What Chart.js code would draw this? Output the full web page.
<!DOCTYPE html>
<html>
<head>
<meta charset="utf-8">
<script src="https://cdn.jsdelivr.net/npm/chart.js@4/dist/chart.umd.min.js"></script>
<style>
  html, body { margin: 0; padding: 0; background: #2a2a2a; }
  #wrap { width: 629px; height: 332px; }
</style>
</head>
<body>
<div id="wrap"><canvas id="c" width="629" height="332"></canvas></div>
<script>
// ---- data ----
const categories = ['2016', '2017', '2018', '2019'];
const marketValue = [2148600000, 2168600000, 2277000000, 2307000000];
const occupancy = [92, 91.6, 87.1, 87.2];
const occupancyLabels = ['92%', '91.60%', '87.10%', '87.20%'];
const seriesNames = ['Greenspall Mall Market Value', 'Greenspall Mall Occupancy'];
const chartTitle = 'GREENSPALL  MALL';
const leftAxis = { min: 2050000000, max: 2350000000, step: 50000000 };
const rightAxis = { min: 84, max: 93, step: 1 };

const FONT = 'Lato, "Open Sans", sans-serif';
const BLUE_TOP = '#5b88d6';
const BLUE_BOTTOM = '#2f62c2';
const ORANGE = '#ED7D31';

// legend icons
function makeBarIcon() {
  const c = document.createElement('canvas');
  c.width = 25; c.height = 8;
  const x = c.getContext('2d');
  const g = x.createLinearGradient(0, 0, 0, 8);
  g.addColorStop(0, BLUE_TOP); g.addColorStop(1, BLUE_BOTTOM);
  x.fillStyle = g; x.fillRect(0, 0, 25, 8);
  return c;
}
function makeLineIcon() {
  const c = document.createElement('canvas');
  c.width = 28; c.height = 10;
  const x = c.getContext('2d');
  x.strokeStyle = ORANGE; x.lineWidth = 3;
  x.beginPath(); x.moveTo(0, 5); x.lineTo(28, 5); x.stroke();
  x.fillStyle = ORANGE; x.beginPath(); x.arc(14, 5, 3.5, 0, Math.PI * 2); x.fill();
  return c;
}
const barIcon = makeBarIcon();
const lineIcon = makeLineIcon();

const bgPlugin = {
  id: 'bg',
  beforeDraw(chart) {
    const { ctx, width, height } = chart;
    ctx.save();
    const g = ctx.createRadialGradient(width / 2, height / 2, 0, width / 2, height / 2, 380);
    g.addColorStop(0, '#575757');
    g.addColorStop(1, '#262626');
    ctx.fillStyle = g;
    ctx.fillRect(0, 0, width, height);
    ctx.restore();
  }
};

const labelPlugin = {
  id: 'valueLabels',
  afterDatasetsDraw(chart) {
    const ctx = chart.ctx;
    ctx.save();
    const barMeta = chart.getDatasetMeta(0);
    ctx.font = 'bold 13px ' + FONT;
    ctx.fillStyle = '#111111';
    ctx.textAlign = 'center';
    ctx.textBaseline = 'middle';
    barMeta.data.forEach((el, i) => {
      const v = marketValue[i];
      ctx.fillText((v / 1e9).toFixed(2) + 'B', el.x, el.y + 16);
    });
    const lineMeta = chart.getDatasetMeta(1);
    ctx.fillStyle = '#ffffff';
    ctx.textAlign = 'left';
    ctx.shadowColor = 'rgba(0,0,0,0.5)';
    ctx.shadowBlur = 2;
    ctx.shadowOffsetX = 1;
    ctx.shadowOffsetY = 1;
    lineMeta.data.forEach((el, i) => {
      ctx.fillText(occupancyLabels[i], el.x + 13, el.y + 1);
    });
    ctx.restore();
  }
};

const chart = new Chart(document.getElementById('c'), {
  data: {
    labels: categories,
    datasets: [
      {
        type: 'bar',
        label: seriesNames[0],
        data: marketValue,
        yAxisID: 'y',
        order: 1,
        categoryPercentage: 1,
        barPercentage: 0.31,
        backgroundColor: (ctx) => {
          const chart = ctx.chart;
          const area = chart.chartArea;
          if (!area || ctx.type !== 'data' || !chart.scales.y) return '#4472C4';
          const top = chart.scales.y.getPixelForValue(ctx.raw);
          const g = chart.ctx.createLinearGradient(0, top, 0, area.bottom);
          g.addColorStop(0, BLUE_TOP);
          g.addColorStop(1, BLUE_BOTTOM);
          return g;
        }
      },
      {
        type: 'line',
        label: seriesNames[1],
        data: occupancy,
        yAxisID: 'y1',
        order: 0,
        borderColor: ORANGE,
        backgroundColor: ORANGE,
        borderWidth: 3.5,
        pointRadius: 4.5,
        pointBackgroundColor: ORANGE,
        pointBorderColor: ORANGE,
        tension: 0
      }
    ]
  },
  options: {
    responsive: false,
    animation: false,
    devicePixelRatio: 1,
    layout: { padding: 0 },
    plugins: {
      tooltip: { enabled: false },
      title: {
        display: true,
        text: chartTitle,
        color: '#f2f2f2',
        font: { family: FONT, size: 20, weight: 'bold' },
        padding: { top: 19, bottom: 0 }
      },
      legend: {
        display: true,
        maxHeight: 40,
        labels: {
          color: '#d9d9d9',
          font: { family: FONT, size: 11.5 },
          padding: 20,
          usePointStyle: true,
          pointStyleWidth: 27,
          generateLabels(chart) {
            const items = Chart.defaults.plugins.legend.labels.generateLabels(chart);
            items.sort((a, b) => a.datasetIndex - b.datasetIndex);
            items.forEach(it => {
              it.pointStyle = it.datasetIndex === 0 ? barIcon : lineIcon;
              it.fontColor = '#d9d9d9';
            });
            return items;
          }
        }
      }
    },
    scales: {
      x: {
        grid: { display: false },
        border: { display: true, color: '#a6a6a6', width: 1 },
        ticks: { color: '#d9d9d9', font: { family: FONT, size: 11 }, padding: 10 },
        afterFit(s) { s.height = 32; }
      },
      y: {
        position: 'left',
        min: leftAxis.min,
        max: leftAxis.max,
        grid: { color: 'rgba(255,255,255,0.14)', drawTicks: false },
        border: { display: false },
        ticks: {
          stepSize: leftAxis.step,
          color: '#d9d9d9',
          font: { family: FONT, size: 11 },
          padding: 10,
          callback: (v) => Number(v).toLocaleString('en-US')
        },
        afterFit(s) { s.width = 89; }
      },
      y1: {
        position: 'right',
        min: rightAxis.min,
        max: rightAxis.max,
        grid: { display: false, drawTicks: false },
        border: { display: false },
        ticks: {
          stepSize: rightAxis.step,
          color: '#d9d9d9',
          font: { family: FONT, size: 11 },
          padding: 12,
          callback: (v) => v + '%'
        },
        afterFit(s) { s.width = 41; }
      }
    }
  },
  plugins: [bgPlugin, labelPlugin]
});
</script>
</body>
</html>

# Task instructions
Return the material exactly as it stands.

# Solution to the problem
What Chart.js code would draw this? Output the full web page.
<!DOCTYPE html>
<html>
<head>
<meta charset="utf-8">
<script src="https://cdn.jsdelivr.net/npm/chart.js@4/dist/chart.umd.min.js"></script>
<style>
  html, body { margin: 0; padding: 0; background: #2a2a2a; }
  #wrap { width: 629px; height: 332px; }
</style>
</head>
<body>
<div id="wrap"><canvas id="c" width="629" height="332"></canvas></div>
<script>
// ---- data ----
const categories = ['2016', '2017', '2018', '2019'];
const marketValue = [2148600000, 2168600000, 2277000000, 2307000000];
const occupancy = [92, 91.6, 87.1, 87.2];
const occupancyLabels = ['92%', '91.60%', '87.10%', '87.20%'];
const seriesNames = ['Greenspall Mall Market Value', 'Greenspall Mall Occupancy'];
const chartTitle = 'GREENSPALL  MALL';
const leftAxis = { min: 2050000000, max: 2350000000, step: 50000000 };
const rightAxis = { min: 84, max: 93, step: 1 };

const FONT = 'Lato, "Open Sans", sans-serif';
const BLUE_TOP = '#5b88d6';
const BLUE_BOTTOM = '#2f62c2';
const ORANGE = '#ED7D31';

// legend icons
function makeBarIcon() {
  const c = document.createElement('canvas');
  c.width = 25; c.height = 8;
  const x = c.getContext('2d');
  const g = x.createLinearGradient(0, 0, 0, 8);
  g.addColorStop(0, BLUE_TOP); g.addColorStop(1, BLUE_BOTTOM);
  x.fillStyle = g; x.fillRect(0, 0, 25, 8);
  return c;
}
function makeLineIcon() {
  const c = document.createElement('canvas');
  c.width = 28; c.height = 10;
  const x = c.getContext('2d');
  x.strokeStyle = ORANGE; x.lineWidth = 3;
  x.beginPath(); x.moveTo(0, 5); x.lineTo(28, 5); x.stroke();
  x.fillStyle = ORANGE; x.beginPath(); x.arc(14, 5, 3.5, 0, Math.PI * 2); x.fill();
  return c;
}
const barIcon = makeBarIcon();
const lineIcon = makeLineIcon();

const bgPlugin = {
  id: 'bg',
  beforeDraw(chart) {
    const { ctx, width, height } = chart;
    ctx.save();
    const g = ctx.createRadialGradient(width / 2, height / 2, 0, width / 2, height / 2, 380);
    g.addColorStop(0, '#575757');
    g.addColorStop(1, '#262626');
    ctx.fillStyle = g;
    ctx.fillRect(0, 0, width, height);
    ctx.restore();
  }
};

const labelPlugin = {
  id: 'valueLabels',
  afterDatasetsDraw(chart) {
    const ctx = chart.ctx;
    ctx.save();
    const barMeta = chart.getDatasetMeta(0);
    ctx.font = 'bold 13px ' + FONT;
    ctx.fillStyle = '#111111';
    ctx.textAlign = 'center';
    ctx.textBaseline = 'middle';
    barMeta.data.forEach((el, i) => {
      const v = marketValue[i];
      ctx.fillText((v / 1e9).toFixed(2) + 'B', el.x, el.y + 16);
    });
    const lineMeta = chart.getDatasetMeta(1);
    ctx.fillStyle = '#ffffff';
    ctx.textAlign = 'left';
    ctx.shadowColor = 'rgba(0,0,0,0.5)';
    ctx.shadowBlur = 2;
    ctx.shadowOffsetX = 1;
    ctx.shadowOffsetY = 1;
    lineMeta.data.forEach((el, i) => {
      ctx.fillText(occupancyLabels[i], el.x + 13, el.y + 1);
    });
    ctx.restore();
  }
};

const chart = new Chart(document.getElementById('c'), {
  data: {
    labels: categories,
    datasets: [
      {
        type: 'bar',
        label: seriesNames[0],
        data: marketValue,
        yAxisID: 'y',
        order: 1,
        categoryPercentage: 1,
        barPercentage: 0.31,
        backgroundColor: (ctx) => {
          const chart = ctx.chart;
          const area = chart.chartArea;
          if (!area || ctx.type !== 'data' || !chart.scales.y) return '#4472C4';
          const top = chart.scales.y.getPixelForValue(ctx.raw);
          const g = chart.ctx.createLinearGradient(0, top, 0, area.bottom);
          g.addColorStop(0, BLUE_TOP);
          g.addColorStop(1, BLUE_BOTTOM);
          return g;
        }
      },
      {
        type: 'line',
        label: seriesNames[1],
        data: occupancy,
        yAxisID: 'y1',
        order: 0,
        borderColor: ORANGE,
        backgroundColor: ORANGE,
        borderWidth: 3.5,
        pointRadius: 4.5,
        pointBackgroundColor: ORANGE,
        pointBorderColor: ORANGE,
        tension: 0
      }
    ]
  },
  options: {
    responsive: false,
    animation: false,
    devicePixelRatio: 1,
    layout: { padding: 0 },
    plugins: {
      tooltip: { enabled: false },
      title: {
        display: true,
        text: chartTitle,
        color: '#f2f2f2',
        font: { family: FONT, size: 20, weight: 'bold' },
        padding: { top: 19, bottom: 0 }
      },
      legend: {
        display: true,
        maxHeight: 40,
        labels: {
          color: '#d9d9d9',
          font: { family: FONT, size: 11.5 },
          padding: 20,
          usePointStyle: true,
          pointStyleWidth: 27,
          generateLabels(chart) {
            const items = Chart.defaults.plugins.legend.labels.generateLabels(chart);
            items.sort((a, b) => a.datasetIndex - b.datasetIndex);
            items.forEach(it => {
              it.pointStyle = it.datasetIndex === 0 ? barIcon : lineIcon;
              it.fontColor = '#d9d9d9';
            });
            return items;
          }
        }
      }
    },
    scales: {
      x: {
        grid: { display: false },
        border: { display: true, color: '#a6a6a6', width: 1 },
        ticks: { color: '#d9d9d9', font: { family: FONT, size: 11 }, padding: 10 },
        afterFit(s) { s.height = 32; }
      },
      y: {
        position: 'left',
        min: leftAxis.min,
        max: leftAxis.max,
        grid: { color: 'rgba(255,255,255,0.14)', drawTicks: false },
        border: { display: false },
        ticks: {
          stepSize: leftAxis.step,
          color: '#d9d9d9',
          font: { family: FONT, size: 11 },
          padding: 10,
          callback: (v) => Number(v).toLocaleString('en-US')
        },
        afterFit(s) { s.width = 89; }
      },
      y1: {
        position: 'right',
        min: rightAxis.min,
        max: rightAxis.max,
        grid: { display: false, drawTicks: false },
        border: { display: false },
        ticks: {
          stepSize: rightAxis.step,
          color: '#d9d9d9',
          font: { family: FONT, size: 11 },
          padding: 12,
          callback: (v) => v + '%'
        },
        afterFit(s) { s.width = 41; }
      }
    }
  },
  plugins: [bgPlugin, labelPlugin]
});
</script>
</body>
</html>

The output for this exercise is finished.